§ **Exercise**: Reproduce every line of the material below, but drop the pictures.

** START **

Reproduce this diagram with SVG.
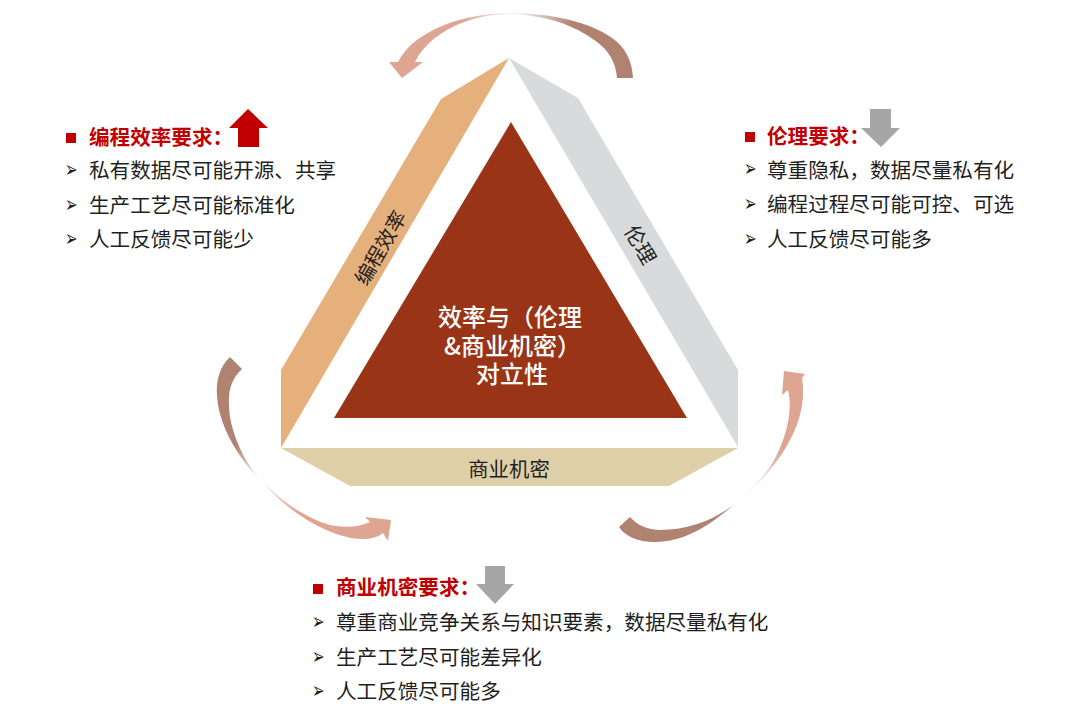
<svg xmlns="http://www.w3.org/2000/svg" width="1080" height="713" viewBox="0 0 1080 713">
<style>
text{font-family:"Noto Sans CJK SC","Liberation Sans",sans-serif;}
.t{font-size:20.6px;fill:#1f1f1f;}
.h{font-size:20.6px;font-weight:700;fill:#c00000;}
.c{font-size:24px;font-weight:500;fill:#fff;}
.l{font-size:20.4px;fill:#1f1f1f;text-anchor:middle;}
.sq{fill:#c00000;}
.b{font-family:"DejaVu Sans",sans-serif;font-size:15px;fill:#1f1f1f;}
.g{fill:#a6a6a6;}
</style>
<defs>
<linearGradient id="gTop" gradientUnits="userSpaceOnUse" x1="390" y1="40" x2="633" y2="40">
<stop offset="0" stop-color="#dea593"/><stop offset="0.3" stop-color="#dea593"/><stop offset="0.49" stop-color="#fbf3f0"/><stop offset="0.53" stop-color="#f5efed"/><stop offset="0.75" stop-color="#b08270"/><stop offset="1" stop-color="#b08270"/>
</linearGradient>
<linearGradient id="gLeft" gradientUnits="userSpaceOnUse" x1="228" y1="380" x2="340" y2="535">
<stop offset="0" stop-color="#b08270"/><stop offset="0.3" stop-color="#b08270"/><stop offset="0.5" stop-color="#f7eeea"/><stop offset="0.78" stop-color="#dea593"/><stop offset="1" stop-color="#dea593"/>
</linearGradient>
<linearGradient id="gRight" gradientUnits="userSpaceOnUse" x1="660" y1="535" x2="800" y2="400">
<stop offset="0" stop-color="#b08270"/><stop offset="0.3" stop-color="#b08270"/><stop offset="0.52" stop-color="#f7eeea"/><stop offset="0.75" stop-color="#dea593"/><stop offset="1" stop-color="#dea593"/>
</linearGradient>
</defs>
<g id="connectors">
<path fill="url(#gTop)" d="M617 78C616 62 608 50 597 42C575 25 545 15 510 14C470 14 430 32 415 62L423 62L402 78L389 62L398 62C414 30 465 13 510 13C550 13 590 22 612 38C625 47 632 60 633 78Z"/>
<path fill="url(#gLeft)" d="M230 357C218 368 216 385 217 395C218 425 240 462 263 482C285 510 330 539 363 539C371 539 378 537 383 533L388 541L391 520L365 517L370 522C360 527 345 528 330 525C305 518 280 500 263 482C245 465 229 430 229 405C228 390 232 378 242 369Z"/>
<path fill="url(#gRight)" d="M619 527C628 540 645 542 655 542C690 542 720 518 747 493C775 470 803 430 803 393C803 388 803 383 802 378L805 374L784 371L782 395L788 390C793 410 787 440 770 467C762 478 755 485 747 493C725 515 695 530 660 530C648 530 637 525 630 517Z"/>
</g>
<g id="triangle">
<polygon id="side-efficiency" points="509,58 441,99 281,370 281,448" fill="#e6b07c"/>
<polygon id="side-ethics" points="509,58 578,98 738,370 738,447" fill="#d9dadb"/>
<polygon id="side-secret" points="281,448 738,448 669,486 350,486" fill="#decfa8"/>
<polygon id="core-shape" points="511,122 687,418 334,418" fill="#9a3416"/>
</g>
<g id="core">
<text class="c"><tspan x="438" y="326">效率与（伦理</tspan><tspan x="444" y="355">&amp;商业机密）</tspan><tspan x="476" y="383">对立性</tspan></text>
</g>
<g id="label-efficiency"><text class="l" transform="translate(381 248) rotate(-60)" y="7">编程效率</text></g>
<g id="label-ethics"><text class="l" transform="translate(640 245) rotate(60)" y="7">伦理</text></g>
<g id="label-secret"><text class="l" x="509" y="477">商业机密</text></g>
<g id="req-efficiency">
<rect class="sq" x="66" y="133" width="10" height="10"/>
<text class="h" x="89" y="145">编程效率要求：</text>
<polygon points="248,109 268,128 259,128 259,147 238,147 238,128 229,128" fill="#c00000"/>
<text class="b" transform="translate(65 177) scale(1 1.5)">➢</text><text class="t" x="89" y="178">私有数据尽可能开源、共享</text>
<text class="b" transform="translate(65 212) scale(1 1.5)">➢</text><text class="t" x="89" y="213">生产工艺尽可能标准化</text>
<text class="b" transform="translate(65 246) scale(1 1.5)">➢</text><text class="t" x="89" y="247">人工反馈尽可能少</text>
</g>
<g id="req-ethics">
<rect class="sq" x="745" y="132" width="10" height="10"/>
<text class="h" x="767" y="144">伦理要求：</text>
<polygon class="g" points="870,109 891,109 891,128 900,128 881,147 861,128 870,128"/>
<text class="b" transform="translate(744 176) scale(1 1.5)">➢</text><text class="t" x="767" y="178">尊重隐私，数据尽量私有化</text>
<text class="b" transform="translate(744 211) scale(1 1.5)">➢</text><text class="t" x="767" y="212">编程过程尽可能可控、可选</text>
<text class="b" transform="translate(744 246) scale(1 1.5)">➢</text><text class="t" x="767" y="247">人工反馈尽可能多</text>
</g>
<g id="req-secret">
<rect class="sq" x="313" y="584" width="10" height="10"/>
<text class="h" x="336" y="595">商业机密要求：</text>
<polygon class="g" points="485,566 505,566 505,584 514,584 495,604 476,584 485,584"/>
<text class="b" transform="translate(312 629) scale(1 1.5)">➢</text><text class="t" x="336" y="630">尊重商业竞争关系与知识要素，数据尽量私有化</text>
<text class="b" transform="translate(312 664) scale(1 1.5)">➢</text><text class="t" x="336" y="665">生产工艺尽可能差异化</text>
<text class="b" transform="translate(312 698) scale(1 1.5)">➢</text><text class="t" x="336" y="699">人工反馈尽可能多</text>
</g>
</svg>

** END **

§ **Task answer**:
Reproduce this diagram with SVG.
<svg xmlns="http://www.w3.org/2000/svg" width="1080" height="713" viewBox="0 0 1080 713">
<style>
text{font-family:"Noto Sans CJK SC","Liberation Sans",sans-serif;}
.t{font-size:20.6px;fill:#1f1f1f;}
.h{font-size:20.6px;font-weight:700;fill:#c00000;}
.c{font-size:24px;font-weight:500;fill:#fff;}
.l{font-size:20.4px;fill:#1f1f1f;text-anchor:middle;}
.sq{fill:#c00000;}
.b{font-family:"DejaVu Sans",sans-serif;font-size:15px;fill:#1f1f1f;}
.g{fill:#a6a6a6;}
</style>
<defs>
<linearGradient id="gTop" gradientUnits="userSpaceOnUse" x1="390" y1="40" x2="633" y2="40">
<stop offset="0" stop-color="#dea593"/><stop offset="0.3" stop-color="#dea593"/><stop offset="0.49" stop-color="#fbf3f0"/><stop offset="0.53" stop-color="#f5efed"/><stop offset="0.75" stop-color="#b08270"/><stop offset="1" stop-color="#b08270"/>
</linearGradient>
<linearGradient id="gLeft" gradientUnits="userSpaceOnUse" x1="228" y1="380" x2="340" y2="535">
<stop offset="0" stop-color="#b08270"/><stop offset="0.3" stop-color="#b08270"/><stop offset="0.5" stop-color="#f7eeea"/><stop offset="0.78" stop-color="#dea593"/><stop offset="1" stop-color="#dea593"/>
</linearGradient>
<linearGradient id="gRight" gradientUnits="userSpaceOnUse" x1="660" y1="535" x2="800" y2="400">
<stop offset="0" stop-color="#b08270"/><stop offset="0.3" stop-color="#b08270"/><stop offset="0.52" stop-color="#f7eeea"/><stop offset="0.75" stop-color="#dea593"/><stop offset="1" stop-color="#dea593"/>
</linearGradient>
</defs>
<g id="connectors">
<path fill="url(#gTop)" d="M617 78C616 62 608 50 597 42C575 25 545 15 510 14C470 14 430 32 415 62L423 62L402 78L389 62L398 62C414 30 465 13 510 13C550 13 590 22 612 38C625 47 632 60 633 78Z"/>
<path fill="url(#gLeft)" d="M230 357C218 368 216 385 217 395C218 425 240 462 263 482C285 510 330 539 363 539C371 539 378 537 383 533L388 541L391 520L365 517L370 522C360 527 345 528 330 525C305 518 280 500 263 482C245 465 229 430 229 405C228 390 232 378 242 369Z"/>
<path fill="url(#gRight)" d="M619 527C628 540 645 542 655 542C690 542 720 518 747 493C775 470 803 430 803 393C803 388 803 383 802 378L805 374L784 371L782 395L788 390C793 410 787 440 770 467C762 478 755 485 747 493C725 515 695 530 660 530C648 530 637 525 630 517Z"/>
</g>
<g id="triangle">
<polygon id="side-efficiency" points="509,58 441,99 281,370 281,448" fill="#e6b07c"/>
<polygon id="side-ethics" points="509,58 578,98 738,370 738,447" fill="#d9dadb"/>
<polygon id="side-secret" points="281,448 738,448 669,486 350,486" fill="#decfa8"/>
<polygon id="core-shape" points="511,122 687,418 334,418" fill="#9a3416"/>
</g>
<g id="core">
<text class="c"><tspan x="438" y="326">效率与（伦理</tspan><tspan x="444" y="355">&amp;商业机密）</tspan><tspan x="476" y="383">对立性</tspan></text>
</g>
<g id="label-efficiency"><text class="l" transform="translate(381 248) rotate(-60)" y="7">编程效率</text></g>
<g id="label-ethics"><text class="l" transform="translate(640 245) rotate(60)" y="7">伦理</text></g>
<g id="label-secret"><text class="l" x="509" y="477">商业机密</text></g>
<g id="req-efficiency">
<rect class="sq" x="66" y="133" width="10" height="10"/>
<text class="h" x="89" y="145">编程效率要求：</text>
<polygon points="248,109 268,128 259,128 259,147 238,147 238,128 229,128" fill="#c00000"/>
<text class="b" transform="translate(65 177) scale(1 1.5)">➢</text><text class="t" x="89" y="178">私有数据尽可能开源、共享</text>
<text class="b" transform="translate(65 212) scale(1 1.5)">➢</text><text class="t" x="89" y="213">生产工艺尽可能标准化</text>
<text class="b" transform="translate(65 246) scale(1 1.5)">➢</text><text class="t" x="89" y="247">人工反馈尽可能少</text>
</g>
<g id="req-ethics">
<rect class="sq" x="745" y="132" width="10" height="10"/>
<text class="h" x="767" y="144">伦理要求：</text>
<polygon class="g" points="870,109 891,109 891,128 900,128 881,147 861,128 870,128"/>
<text class="b" transform="translate(744 176) scale(1 1.5)">➢</text><text class="t" x="767" y="178">尊重隐私，数据尽量私有化</text>
<text class="b" transform="translate(744 211) scale(1 1.5)">➢</text><text class="t" x="767" y="212">编程过程尽可能可控、可选</text>
<text class="b" transform="translate(744 246) scale(1 1.5)">➢</text><text class="t" x="767" y="247">人工反馈尽可能多</text>
</g>
<g id="req-secret">
<rect class="sq" x="313" y="584" width="10" height="10"/>
<text class="h" x="336" y="595">商业机密要求：</text>
<polygon class="g" points="485,566 505,566 505,584 514,584 495,604 476,584 485,584"/>
<text class="b" transform="translate(312 629) scale(1 1.5)">➢</text><text class="t" x="336" y="630">尊重商业竞争关系与知识要素，数据尽量私有化</text>
<text class="b" transform="translate(312 664) scale(1 1.5)">➢</text><text class="t" x="336" y="665">生产工艺尽可能差异化</text>
<text class="b" transform="translate(312 698) scale(1 1.5)">➢</text><text class="t" x="336" y="699">人工反馈尽可能多</text>
</g>
</svg>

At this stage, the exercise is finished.